The report describes China as a future "electrostate", with emissions potentially peaking well before the country's official 2030 target.
Supply chain developments in energy infrastructure
Global electricity generation from solar rose 28.3% last year, according to the report's analysis.
China added more solar capacity to its grid in a single month than any other country has built in an entire year, indicating the scale of manufacturing and installation supply chains now operational in that market.
Battery deployment is also affecting grid operations in some regions. In California, batteries meet about 20% of peak evening demand on some days, rising to about 30% in parts of Australia, displacing gas-fired generation during certain hours.
However, demand growth is complicating the picture.
EVs, heat pumps, data centres and air conditioning systems are pushing power demand growth towards 4% annually, almost double the long-term average. This has allowed fossil-fuel generation to rise, with coal's absolute usage remaining close to record highs, sustained by consumption in China and India even as these countries deploy new renewable capacity.
Transport sector and manufacturing competition
The International Energy Agency data cited in the report suggests electric cars are expected to account for 25% of global auto sales this year. Vehicles with plugs already constitute over half of new sales in China and about a quarter across Europe, indicating different rates of market penetration across major economies.
The US market shows a different pattern, with EVs making up only about 10% of sales in 2024. A modest increase is expected in 2025 as buyers move to access expiring subsidies before federal support programmes are potentially altered.

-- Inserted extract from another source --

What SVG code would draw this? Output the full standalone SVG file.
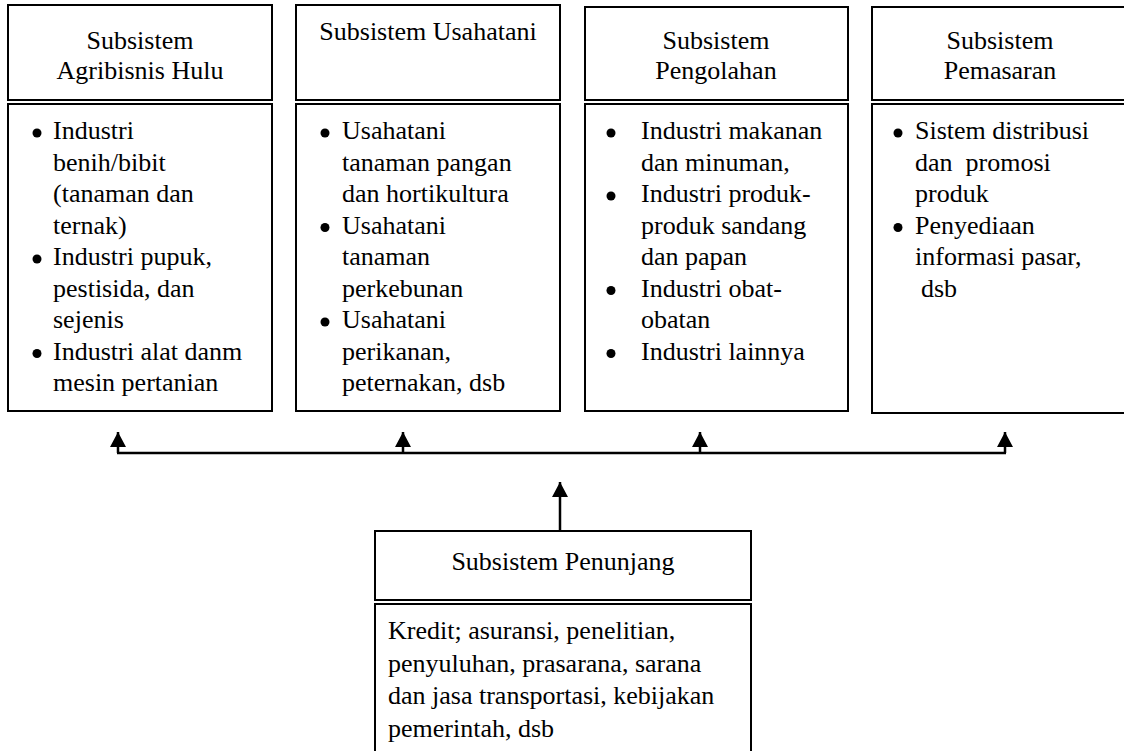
<svg xmlns="http://www.w3.org/2000/svg" width="1124" height="751" viewBox="0 0 1124 751">
<defs>
<style>
.box{fill:#fff;stroke:#000;stroke-width:2}
.ln{stroke:#000;stroke-width:2.5;fill:none}
</style>
<marker id="ah" viewBox="0 0 15 16" refX="15" refY="8" markerWidth="15" markerHeight="16" markerUnits="userSpaceOnUse" orient="auto">
<path d="M0,0 L15,8 L0,16 z" fill="#000"/>
</marker>
</defs>
<rect width="1124" height="751" fill="#fff"/>

<g id="hulu">
<rect class="box" x="8" y="5" width="264" height="95"/>
<rect class="box" x="8" y="104" width="264" height="307"/>
<text x="140" y="49" text-anchor="middle" font-size="26" font-family="'Liberation Serif'">Subsistem</text>
<text x="140" y="79" text-anchor="middle" font-size="26" font-family="'Liberation Serif'">Agribisnis Hulu</text>
<circle cx="37" cy="133" r="4.5"/>
<circle cx="37" cy="259" r="4.5"/>
<circle cx="37" cy="353.5" r="4.5"/>
<text x="53" y="139" font-size="26" font-family="'Liberation Serif'">Industri</text>
<text x="53" y="170.5" font-size="26" font-family="'Liberation Serif'">benih/bibit</text>
<text x="53" y="202" font-size="26" font-family="'Liberation Serif'">(tanaman dan</text>
<text x="53" y="233.5" font-size="26" font-family="'Liberation Serif'">ternak)</text>
<text x="53" y="265" font-size="26" font-family="'Liberation Serif'">Industri pupuk,</text>
<text x="53" y="296.5" font-size="26" font-family="'Liberation Serif'">pestisida, dan</text>
<text x="53" y="328" font-size="26" font-family="'Liberation Serif'">sejenis</text>
<text x="53" y="359.5" font-size="26" font-family="'Liberation Serif'">Industri alat danm</text>
<text x="53" y="391" font-size="26" font-family="'Liberation Serif'">mesin pertanian</text>
</g>

<g id="usahatani">
<rect class="box" x="296" y="5" width="264" height="95"/>
<rect class="box" x="296" y="104" width="264" height="307"/>
<text x="428" y="40" text-anchor="middle" font-size="26" font-family="'Liberation Serif'">Subsistem Usahatani</text>
<circle cx="325" cy="133" r="4.5"/>
<circle cx="325" cy="227.5" r="4.5"/>
<circle cx="325" cy="322" r="4.5"/>
<text x="342" y="139" font-size="26" font-family="'Liberation Serif'">Usahatani</text>
<text x="342" y="170.5" font-size="26" font-family="'Liberation Serif'">tanaman pangan</text>
<text x="342" y="202" font-size="26" font-family="'Liberation Serif'">dan hortikultura</text>
<text x="342" y="233.5" font-size="26" font-family="'Liberation Serif'">Usahatani</text>
<text x="342" y="265" font-size="26" font-family="'Liberation Serif'">tanaman</text>
<text x="342" y="296.5" font-size="26" font-family="'Liberation Serif'">perkebunan</text>
<text x="342" y="328" font-size="26" font-family="'Liberation Serif'">Usahatani</text>
<text x="342" y="359.5" font-size="26" font-family="'Liberation Serif'">perikanan,</text>
<text x="342" y="391" font-size="26" font-family="'Liberation Serif'">peternakan, dsb</text>
</g>

<g id="pengolahan">
<rect class="box" x="585" y="7" width="263" height="93"/>
<rect class="box" x="585" y="104" width="263" height="307"/>
<text x="716" y="49" text-anchor="middle" font-size="26" font-family="'Liberation Serif'">Subsistem</text>
<text x="716" y="79" text-anchor="middle" font-size="26" font-family="'Liberation Serif'">Pengolahan</text>
<circle cx="611" cy="133" r="4.5"/>
<circle cx="611" cy="196" r="4.5"/>
<circle cx="611" cy="290.5" r="4.5"/>
<circle cx="611" cy="353.5" r="4.5"/>
<text x="641" y="139" font-size="26" font-family="'Liberation Serif'">Industri makanan</text>
<text x="641" y="170.5" font-size="26" font-family="'Liberation Serif'">dan minuman,</text>
<text x="641" y="202" font-size="26" font-family="'Liberation Serif'">Industri produk-</text>
<text x="641" y="233.5" font-size="26" font-family="'Liberation Serif'">produk sandang</text>
<text x="641" y="265" font-size="26" font-family="'Liberation Serif'">dan papan</text>
<text x="641" y="296.5" font-size="26" font-family="'Liberation Serif'">Industri obat-</text>
<text x="641" y="328" font-size="26" font-family="'Liberation Serif'">obatan</text>
<text x="641" y="359.5" font-size="26" font-family="'Liberation Serif'">Industri lainnya</text>
</g>

<g id="pemasaran">
<rect class="box" x="872" y="7" width="270" height="93"/>
<rect class="box" x="872" y="104" width="270" height="309"/>
<text x="1000" y="49" text-anchor="middle" font-size="26" font-family="'Liberation Serif'">Subsistem</text>
<text x="1000" y="79" text-anchor="middle" font-size="26" font-family="'Liberation Serif'">Pemasaran</text>
<circle cx="898" cy="133" r="4.5"/>
<circle cx="898" cy="227.5" r="4.5"/>
<text x="915" y="139" font-size="26" font-family="'Liberation Serif'">Sistem distribusi</text>
<text x="915" y="170.5" font-size="26" font-family="'Liberation Serif'" xml:space="preserve">dan  promosi</text>
<text x="915" y="202" font-size="26" font-family="'Liberation Serif'">produk</text>
<text x="915" y="233.5" font-size="26" font-family="'Liberation Serif'">Penyediaan</text>
<text x="915" y="265" font-size="26" font-family="'Liberation Serif'">informasi pasar,</text>
<text x="921" y="296.5" font-size="26" font-family="'Liberation Serif'">dsb</text>
</g>

<g id="penunjang">
<rect class="box" x="375" y="531" width="376" height="69"/>
<rect class="box" x="375" y="604" width="376" height="160"/>
<text x="563" y="570" text-anchor="middle" font-size="26" font-family="'Liberation Serif'">Subsistem Penunjang</text>
<text x="388" y="639" font-size="26" font-family="'Liberation Serif'">Kredit; asuransi, penelitian,</text>
<text x="388" y="671.5" font-size="26" font-family="'Liberation Serif'">penyuluhan, prasarana, sarana</text>
<text x="388" y="704" font-size="26" font-family="'Liberation Serif'">dan jasa transportasi, kebijakan</text>
<text x="388" y="736.5" font-size="26" font-family="'Liberation Serif'">pemerintah, dsb</text>
</g>

<g id="connectors">
<line class="ln" x1="117" y1="453" x2="1006" y2="453"/>
<line class="ln" x1="118" y1="453" x2="118" y2="432" marker-end="url(#ah)"/>
<line class="ln" x1="403" y1="453" x2="403" y2="432" marker-end="url(#ah)"/>
<line class="ln" x1="700" y1="453" x2="700" y2="432" marker-end="url(#ah)"/>
<line class="ln" x1="1005" y1="453" x2="1005" y2="432" marker-end="url(#ah)"/>
<line class="ln" x1="560" y1="531" x2="560" y2="482" marker-end="url(#ah)"/>
</g>
</svg>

Tesla's market position has changed this year, particularly in Europe where the company has experienced double-digit sales declines in several markets. Chinese brands now offer models at lower price points, creating new competitive dynamics.
Electric lorry sales are rising from a small base, though infrastructure for high-power charging necessary for heavy goods vehicles remains at an early stage in most countries. Aviation and shipping remain further from decarbonisation targets, despite Europe's mandates for sustainable aviation fuel, which face financing challenges.
Negotiations for sustainable shipping legislation at the International Maritime Organization were adjourned this autumn, with the report noting that lobbyists from the US and Saudi Arabia played a role in the outcome.
Industrial supply chains and hydrogen projects
The report's analysis of hydrogen projects suggests a significant reassessment is underway.
A substantial portion of European projects have been cancelled and many more shelved as the cost gap with grey hydrogen remains wide.
The authors note that "enthusiasm for hydrogen may have cost us years in which industrial decarbonisation could have been pursued by more practical means", observing that early promotion came partly from oil majors.
Benchmark data indicates clean energy is attracting about twice as much investment globally as fossil fuels, with solar costs declining year-on-year since 2009, while gas-fired power costs have remained relatively stable.
The report's assessment for corporate audiences centres on the divergence between physical and economic trends in one direction and political developments in another, creating both risk and opportunity for businesses evaluating supply chain investments and technology choices in 2025's changing landscape.